By EDRi · September 15, 2015

In August 2015, the UK’s data protection Commissioner (the Information Commissioner) published a press release on implementation of the Google/Spain case that led to widespread confusion. Given that the story was about the de-linking of stories about stories that had been de-linked as a result of that case, maybe this is not entirely surprising!

The headline of the press release proclaimed that “ICO (Information Commissioner’s Office) orders removal of Google search results”. This is not, however, accurate – the order only refers to the searches which use an individual’s name. Searching for any other term that would have previously resulted in the articles appearing in Google’s search results will still lead to Google finding those articles. So, the search results have not been removed.

Previously, individuals had complained that searches on the basis of their name were producing results that were irrelevant or out of date.
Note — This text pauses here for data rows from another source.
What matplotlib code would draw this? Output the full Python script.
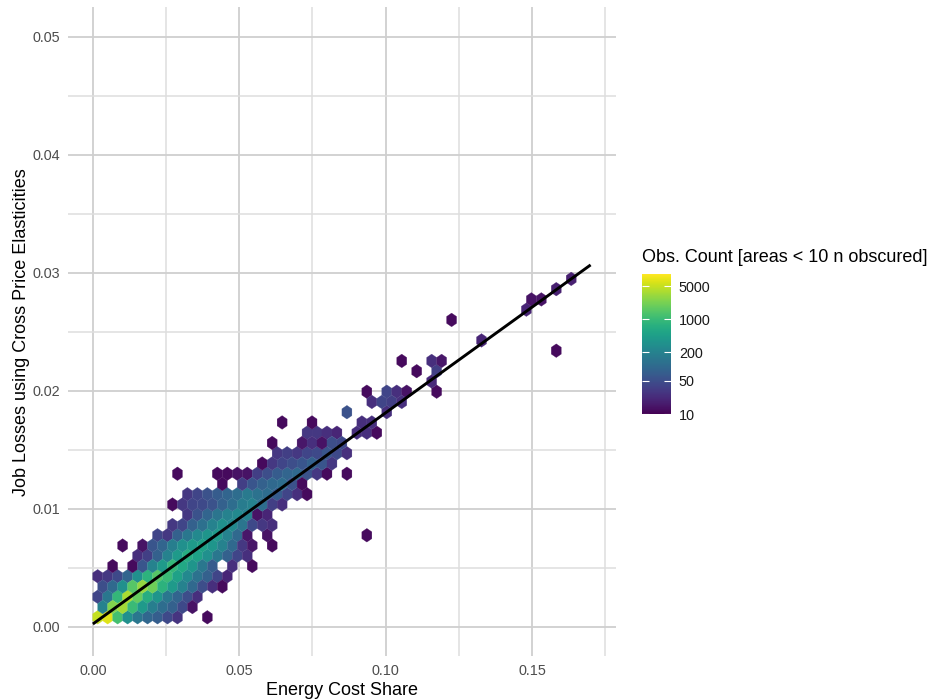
import matplotlib
matplotlib.use("Agg")
import matplotlib.pyplot as plt
import numpy as np
from matplotlib.colors import LogNorm

plt.rcParams["font.family"] = ["Liberation Sans", "DejaVu Sans"]

# ---- hex bins, one entry per bin row (bottom row first) ----
# row_first_bin: column index of the leftmost bin in that row
# row_counts: observations per bin, left to right (0 = empty or obscured, < 10)
row_first_bin = [0, 0, 0, 0, 0, 0, 4, 2, 6, 7, 9, 7, 9, 12, 8, 16, 18,
                 17, 21, 18, 25, 27, 27, 33, 32, 30, 46, 38, 0, 35, 43, 43,
                 46, 47]
row_counts = [
    [5000, 6500, 1200, 300, 150, 95, 75, 45, 28, 0, 0, 12],
    [200, 2500, 3500, 1000, 400, 180, 110, 80, 45, 14],
    [40, 150, 900, 3800, 1800, 700, 350, 150, 90, 50, 25],
    [50, 100, 300, 1500, 3000, 2000, 800, 400, 200, 100, 50, 25, 12],
    [25, 30, 45, 90, 300, 800, 1500, 1000, 500, 250, 130, 80, 40, 20],
    [0, 12, 0, 12, 60, 200, 400, 900, 600, 350, 150, 70, 0, 25, 0, 12],
    [25, 35, 80, 200, 400, 700, 500, 300, 150, 80, 40, 25],
    [12, 0, 14, 60, 90, 180, 300, 400, 500, 350, 200, 100, 30, 15, 0, 12],
    [40, 30, 80, 150, 250, 350, 400, 200, 100, 15, 0, 14,
     0, 0, 0, 0, 0, 0, 0, 0, 0, 12],
    [30, 40, 80, 120, 200, 300, 250, 140, 45, 30, 25],
    [30, 55, 90, 140, 200, 250, 200, 14, 20],
    [12, 30, 40, 45, 55, 80, 110, 170, 200, 110, 35, 25],
    [30, 40, 55, 70, 90, 110, 160, 130, 110, 70, 40, 25, 12],
    [12, 0, 35, 60, 80, 100, 110, 55, 12],
    [12, 0, 0, 0, 12, 12, 14, 14, 35, 50, 70, 90, 100, 55, 30, 12, 0, 12],
    [12, 30, 40, 50, 60, 80, 60, 30],
    [30, 35, 30, 40, 45, 60, 45, 25],
    [12, 0, 0, 15, 25, 14, 50, 45],
    [30, 30, 25, 20, 0, 25, 25, 12],
    [12, 0, 0, 12, 0, 0, 0, 0, 25, 25],
    [55, 0, 0, 0, 25],
    [25, 40, 35, 25],
    [12, 0, 40, 25, 14, 0, 0, 12],
    [22],
    [12, 0, 35],
    [12, 0, 0, 25, 15],
    [12],
    [20],
    [],
    [12],
    [20],
    [14, 14],
    [18],
    [18],
]

# fitted line (energy cost share -> job losses)
line_share = [0.0, 0.17]
line_loss = [0.00023, 0.03066]

x_ticks = [0.0, 0.05, 0.10, 0.15]
y_ticks = [0.0, 0.01, 0.02, 0.03, 0.04, 0.05]
legend_ticks = [10, 50, 200, 1000, 5000]

# hex grid geometry
share0, share_step = 0.00164, 0.003405
loss0, loss_step = 0.000797, 0.000869

xs, ys, ns = [], [], []
for r, (first, counts) in enumerate(zip(row_first_bin, row_counts)):
    for i, n in enumerate(counts):
        if n <= 0:
            continue
        c = first + i
        xs.append(share0 + share_step * (c + 0.5 * (r % 2)))
        ys.append(loss0 + loss_step * r)
        ns.append(n)
xs, ys, ns = np.array(xs), np.array(ys), np.array(ns, dtype=float)

fig = plt.figure(figsize=(9.3, 7.0), dpi=100)
ax = fig.add_axes([68 / 930, 1 - 656.2 / 700, 547.5 / 930, 649 / 700])

nx, ny = 60, 20
hb = ax.hexbin(xs, ys, C=ns, reduce_C_function=np.sum,
               gridsize=(nx, ny),
               extent=(share0, share0 + nx * share_step,
                       loss0, loss0 + ny * 2 * loss_step),
               cmap="viridis", norm=LogNorm(vmin=10, vmax=9100),
               linewidths=0.2, edgecolors="face", zorder=2)

ax.plot(line_share, line_loss, color="black", lw=2.1, zorder=3,
        solid_capstyle="butt")

ax.set_xlim(-0.0085, 0.1785)
ax.set_ylim(-0.0025, 0.0525)
ax.set_xticks(x_ticks)
ax.set_xticklabels([f"{v:.2f}" for v in x_ticks])
ax.set_yticks(y_ticks)
ax.set_yticklabels([f"{v:.2f}" for v in y_ticks])
ax.set_xticks([0.025, 0.075, 0.125, 0.175], minor=True)
ax.set_yticks([0.005, 0.015, 0.025, 0.035, 0.045], minor=True)
ax.grid(True, which="major", color="#cfcfcf", lw=1.3)
ax.grid(True, which="minor", color="#dedede", lw=1.1)
ax.set_axisbelow(True)
ax.tick_params(which="both", length=0, labelsize=10.4, labelcolor="#4d4d4d",
               pad=5.5)
for s in ax.spines.values():
    s.set_visible(False)

ax.set_xlabel("Energy Cost Share", fontsize=13, labelpad=3)
ax.set_ylabel("Job Losses using Cross Price Elasticities", fontsize=13,
              labelpad=2)

# colour legend
cax = fig.add_axes([642 / 930, 1 - 414 / 700, 28.5 / 930, 140 / 700])
cb = fig.colorbar(hb, cax=cax)
cb.outline.set_visible(False)
cb.set_ticks(legend_ticks)
cb.set_ticklabels([str(v) for v in legend_ticks])
cax.minorticks_off()
cax.tick_params(direction="in", length=5, width=0.8, color="white",
                left=True, right=True, labelsize=10.4, labelcolor="#1a1a1a",
                pad=6)
fig.text(642 / 930, 1 - 258 / 700, "Obs. Count [areas < 10 n obscured]",
         fontsize=13, ha="left", va="center")

fig.savefig("out.png", dpi=100)
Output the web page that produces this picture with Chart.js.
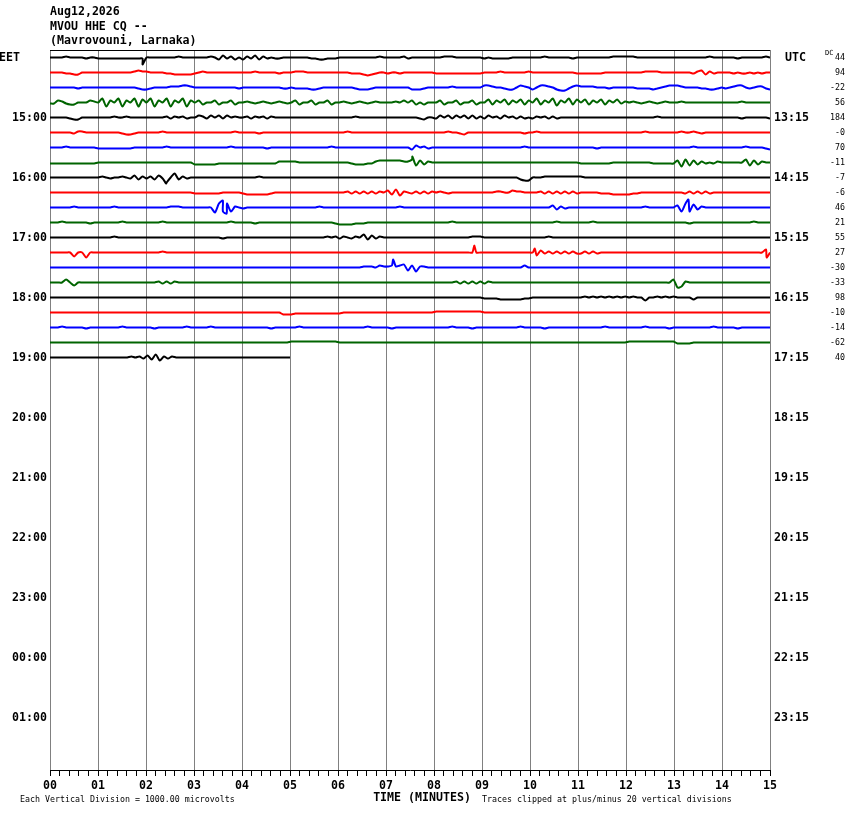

On the basis of these complaints, Google had agreed that its processing of the personal data (the names) of the complainants was, indeed, unfair or out of date. In line with the Google/Spain ruling, they amended their systems so that this unfair situation was brought to an end.

Subsequently, various articles were written about the web pages whose search results had been modified. Some of these again included the names of the individuals concerned and details of the original story – even though there were clear grounds for believing that this was unfair to the named individuals. This led, unsurprisingly, to some of the individuals complaining again to Google that being “found” in relation to these new articles was equally damaging to them as the original stories. For reasons that are not immediately obvious, Google, having previously agreed that linking those individuals with that story was unfair or out of date, decided that linking the individuals with that story again was neither unfair nor out of date.

As a result of Google’s refusal to act consistently, the individuals complained to the Information Commissioner who, very unsurprisingly, decided that Google cannot hold two opposing views simultaneously, and ordered de-linking of the individuals’ names with the search results.

In conclusion, and for the avoidance of all doubt:

  • The Information Commissioner has not asked for the removal of the articles from Google’s search index.
  • The articles will not be removed from Google’s search index
  • The Information Commissioner would not have (and legally could not have) become involved at all if the articles had not mentioned the individuals by name.
  • There is no suggestion that Google should act spontaneously in such cases. If there is an article of this kind in the future and if the injured individual complains, Google is expected to remain consistent in its view that the linking of the individual with the web page is unfair.

Google is consistently inconsistent in relation to this issue. It opposes global implementation of the removal of unfair search results linked to individuals’ names, but supports the global implementation of unfair search results when this involves “revenge porn”. It opposes the removal of unfair search results linked to the names of people, but supports the removal of unfair search results linked to makers of pies and pastries.